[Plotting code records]
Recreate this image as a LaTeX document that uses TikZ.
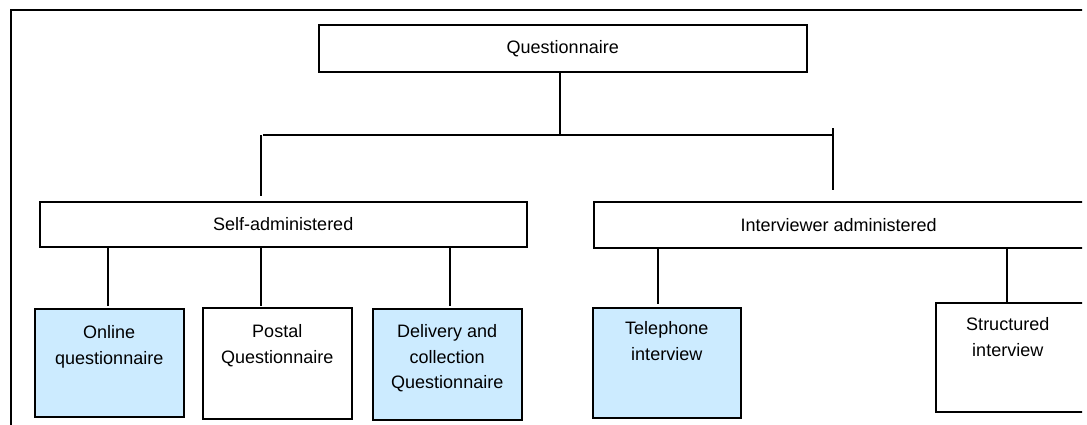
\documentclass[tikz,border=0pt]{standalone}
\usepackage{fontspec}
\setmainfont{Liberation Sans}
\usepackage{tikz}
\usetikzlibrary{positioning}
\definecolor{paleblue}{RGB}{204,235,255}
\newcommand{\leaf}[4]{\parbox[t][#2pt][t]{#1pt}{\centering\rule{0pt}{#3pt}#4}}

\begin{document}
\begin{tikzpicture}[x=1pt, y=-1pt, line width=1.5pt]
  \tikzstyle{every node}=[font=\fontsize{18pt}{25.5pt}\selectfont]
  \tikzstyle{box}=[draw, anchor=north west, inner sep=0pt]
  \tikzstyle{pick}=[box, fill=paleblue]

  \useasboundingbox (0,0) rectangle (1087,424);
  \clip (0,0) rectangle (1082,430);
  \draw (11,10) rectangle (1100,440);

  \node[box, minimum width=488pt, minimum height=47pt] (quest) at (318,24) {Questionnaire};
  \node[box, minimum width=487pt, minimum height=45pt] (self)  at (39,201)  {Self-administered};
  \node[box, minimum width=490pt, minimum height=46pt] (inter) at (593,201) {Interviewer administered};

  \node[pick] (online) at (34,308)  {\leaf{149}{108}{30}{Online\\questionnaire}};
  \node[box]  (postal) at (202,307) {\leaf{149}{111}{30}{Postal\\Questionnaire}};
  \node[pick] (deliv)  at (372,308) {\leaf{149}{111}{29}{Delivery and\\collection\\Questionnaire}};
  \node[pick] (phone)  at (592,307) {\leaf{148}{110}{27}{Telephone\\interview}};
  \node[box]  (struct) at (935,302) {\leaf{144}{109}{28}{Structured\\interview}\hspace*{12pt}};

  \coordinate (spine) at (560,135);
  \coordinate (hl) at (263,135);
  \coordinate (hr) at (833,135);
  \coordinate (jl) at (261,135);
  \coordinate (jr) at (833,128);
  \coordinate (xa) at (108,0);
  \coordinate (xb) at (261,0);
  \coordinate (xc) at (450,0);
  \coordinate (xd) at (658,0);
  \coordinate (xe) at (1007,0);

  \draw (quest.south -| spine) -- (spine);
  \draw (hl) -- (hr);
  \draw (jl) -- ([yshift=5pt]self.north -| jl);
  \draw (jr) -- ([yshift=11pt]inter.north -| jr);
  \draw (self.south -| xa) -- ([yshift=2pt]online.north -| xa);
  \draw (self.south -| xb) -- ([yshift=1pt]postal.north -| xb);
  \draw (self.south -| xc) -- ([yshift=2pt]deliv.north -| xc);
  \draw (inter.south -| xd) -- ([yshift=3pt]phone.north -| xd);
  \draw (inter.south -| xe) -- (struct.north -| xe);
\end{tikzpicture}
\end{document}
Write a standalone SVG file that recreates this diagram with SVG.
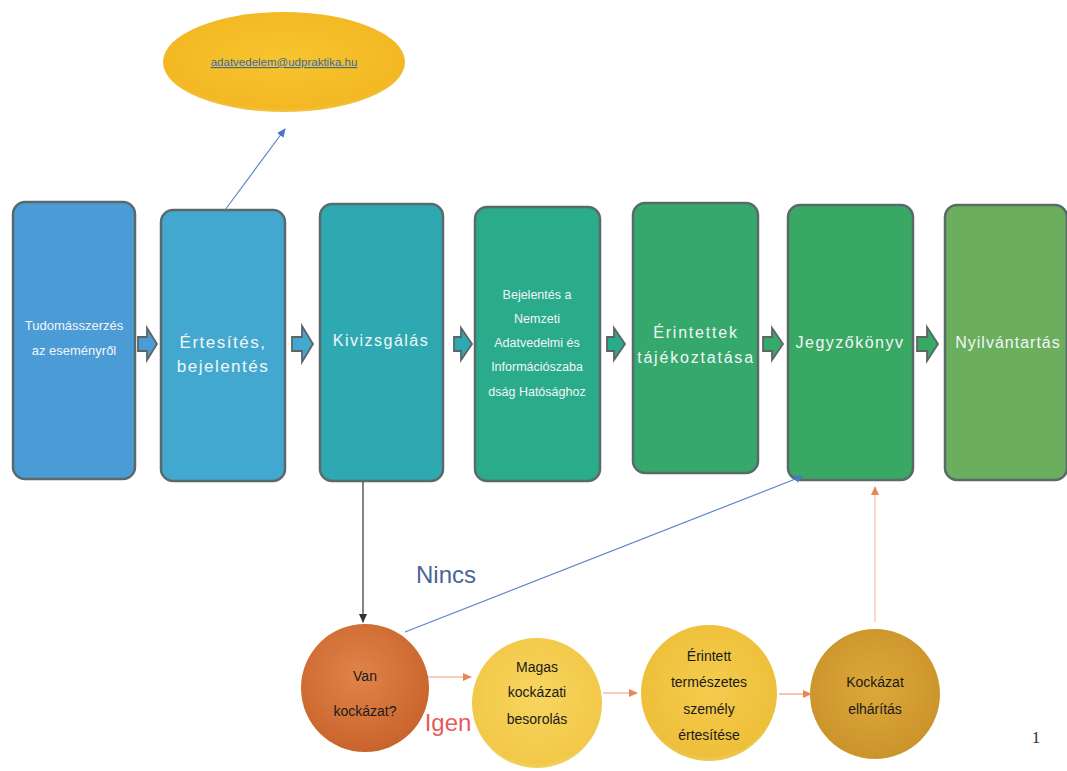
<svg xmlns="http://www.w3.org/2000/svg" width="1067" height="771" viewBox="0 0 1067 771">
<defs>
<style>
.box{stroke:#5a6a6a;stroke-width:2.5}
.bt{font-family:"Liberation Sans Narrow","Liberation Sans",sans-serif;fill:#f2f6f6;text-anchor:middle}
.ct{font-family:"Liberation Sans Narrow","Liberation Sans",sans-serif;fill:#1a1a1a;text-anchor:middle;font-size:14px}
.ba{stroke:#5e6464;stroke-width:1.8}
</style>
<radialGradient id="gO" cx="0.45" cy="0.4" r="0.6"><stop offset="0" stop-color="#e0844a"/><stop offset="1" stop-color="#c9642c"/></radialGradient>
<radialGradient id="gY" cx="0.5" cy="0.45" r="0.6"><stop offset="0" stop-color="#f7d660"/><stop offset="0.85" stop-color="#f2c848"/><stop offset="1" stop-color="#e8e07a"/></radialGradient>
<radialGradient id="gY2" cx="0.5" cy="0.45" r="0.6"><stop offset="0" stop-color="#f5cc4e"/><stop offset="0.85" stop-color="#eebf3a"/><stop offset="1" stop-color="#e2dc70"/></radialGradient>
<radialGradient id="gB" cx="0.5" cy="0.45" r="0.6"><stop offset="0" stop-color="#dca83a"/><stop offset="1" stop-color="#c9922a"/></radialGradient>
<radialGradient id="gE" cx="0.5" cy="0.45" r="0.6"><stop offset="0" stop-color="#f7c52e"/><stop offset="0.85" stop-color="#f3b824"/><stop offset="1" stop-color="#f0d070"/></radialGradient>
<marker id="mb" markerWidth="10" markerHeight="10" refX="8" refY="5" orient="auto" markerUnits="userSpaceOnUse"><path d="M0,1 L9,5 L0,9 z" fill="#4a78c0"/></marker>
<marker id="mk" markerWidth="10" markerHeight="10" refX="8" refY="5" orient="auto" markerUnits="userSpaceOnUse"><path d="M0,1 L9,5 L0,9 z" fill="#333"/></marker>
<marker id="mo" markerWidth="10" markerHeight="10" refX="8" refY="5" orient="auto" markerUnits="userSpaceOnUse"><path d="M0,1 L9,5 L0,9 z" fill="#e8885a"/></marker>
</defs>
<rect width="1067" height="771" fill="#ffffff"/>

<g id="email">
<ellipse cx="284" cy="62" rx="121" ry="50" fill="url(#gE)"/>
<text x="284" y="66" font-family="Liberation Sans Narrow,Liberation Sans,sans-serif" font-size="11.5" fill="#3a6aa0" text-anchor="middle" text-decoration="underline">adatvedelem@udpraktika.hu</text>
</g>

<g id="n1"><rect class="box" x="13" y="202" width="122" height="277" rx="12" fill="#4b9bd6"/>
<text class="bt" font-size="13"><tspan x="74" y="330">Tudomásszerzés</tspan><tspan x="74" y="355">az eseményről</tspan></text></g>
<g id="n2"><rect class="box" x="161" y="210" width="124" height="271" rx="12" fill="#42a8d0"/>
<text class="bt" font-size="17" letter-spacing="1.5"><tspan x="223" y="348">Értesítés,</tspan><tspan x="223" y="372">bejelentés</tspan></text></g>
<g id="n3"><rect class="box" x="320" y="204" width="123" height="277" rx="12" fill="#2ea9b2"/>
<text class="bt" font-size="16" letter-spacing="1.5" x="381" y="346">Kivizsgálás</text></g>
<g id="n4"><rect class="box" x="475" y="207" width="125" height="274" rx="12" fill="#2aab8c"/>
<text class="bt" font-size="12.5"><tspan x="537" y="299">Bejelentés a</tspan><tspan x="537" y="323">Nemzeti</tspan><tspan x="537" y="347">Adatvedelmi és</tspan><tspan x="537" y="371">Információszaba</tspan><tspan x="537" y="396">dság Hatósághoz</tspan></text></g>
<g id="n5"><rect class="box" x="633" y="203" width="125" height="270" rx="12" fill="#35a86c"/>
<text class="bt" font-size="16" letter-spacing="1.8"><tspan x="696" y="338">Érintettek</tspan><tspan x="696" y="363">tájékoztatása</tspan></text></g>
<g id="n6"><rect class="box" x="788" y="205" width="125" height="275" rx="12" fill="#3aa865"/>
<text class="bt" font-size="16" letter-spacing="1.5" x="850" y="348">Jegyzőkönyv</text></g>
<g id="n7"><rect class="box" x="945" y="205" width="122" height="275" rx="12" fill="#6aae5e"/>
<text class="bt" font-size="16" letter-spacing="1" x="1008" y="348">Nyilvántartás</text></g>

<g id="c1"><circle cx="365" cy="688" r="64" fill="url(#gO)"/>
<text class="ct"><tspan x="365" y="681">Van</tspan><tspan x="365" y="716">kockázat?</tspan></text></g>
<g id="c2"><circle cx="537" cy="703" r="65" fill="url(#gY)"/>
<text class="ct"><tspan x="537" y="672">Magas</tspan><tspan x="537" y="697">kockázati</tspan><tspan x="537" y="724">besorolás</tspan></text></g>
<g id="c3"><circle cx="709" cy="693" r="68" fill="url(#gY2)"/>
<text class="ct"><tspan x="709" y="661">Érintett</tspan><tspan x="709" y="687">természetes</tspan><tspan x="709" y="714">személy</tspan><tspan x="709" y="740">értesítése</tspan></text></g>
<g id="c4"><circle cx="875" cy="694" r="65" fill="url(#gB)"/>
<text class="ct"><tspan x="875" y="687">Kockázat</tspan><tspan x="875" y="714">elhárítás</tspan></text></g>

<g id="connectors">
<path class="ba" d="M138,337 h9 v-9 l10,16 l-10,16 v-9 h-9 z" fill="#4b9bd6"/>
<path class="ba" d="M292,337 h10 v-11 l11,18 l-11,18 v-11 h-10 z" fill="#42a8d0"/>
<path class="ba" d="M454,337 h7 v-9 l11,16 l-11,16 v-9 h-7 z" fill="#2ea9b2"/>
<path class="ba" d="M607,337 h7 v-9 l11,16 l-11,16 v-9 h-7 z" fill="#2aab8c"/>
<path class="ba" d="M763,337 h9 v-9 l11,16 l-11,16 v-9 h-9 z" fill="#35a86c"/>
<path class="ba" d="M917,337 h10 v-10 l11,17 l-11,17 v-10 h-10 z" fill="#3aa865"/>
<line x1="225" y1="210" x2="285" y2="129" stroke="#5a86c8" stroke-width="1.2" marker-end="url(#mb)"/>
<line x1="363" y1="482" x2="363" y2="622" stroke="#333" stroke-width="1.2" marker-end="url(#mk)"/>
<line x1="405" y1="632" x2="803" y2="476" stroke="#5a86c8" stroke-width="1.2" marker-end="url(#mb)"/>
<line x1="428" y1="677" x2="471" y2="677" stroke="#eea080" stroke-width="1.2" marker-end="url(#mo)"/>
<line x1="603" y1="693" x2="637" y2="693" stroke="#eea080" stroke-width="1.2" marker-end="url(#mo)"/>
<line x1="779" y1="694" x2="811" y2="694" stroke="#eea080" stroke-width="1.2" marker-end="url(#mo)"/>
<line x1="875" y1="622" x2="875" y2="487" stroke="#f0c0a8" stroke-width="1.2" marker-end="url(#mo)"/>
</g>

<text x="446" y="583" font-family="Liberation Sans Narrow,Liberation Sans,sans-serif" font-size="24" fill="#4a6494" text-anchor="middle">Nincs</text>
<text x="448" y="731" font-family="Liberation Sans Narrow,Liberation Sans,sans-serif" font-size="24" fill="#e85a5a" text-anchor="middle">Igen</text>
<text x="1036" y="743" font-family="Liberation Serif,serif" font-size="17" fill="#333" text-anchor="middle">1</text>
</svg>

# [What you are asked to do]
How many lines in the entries contain the string "standalone"? Answer with the number only.

# [Answer to this task]
2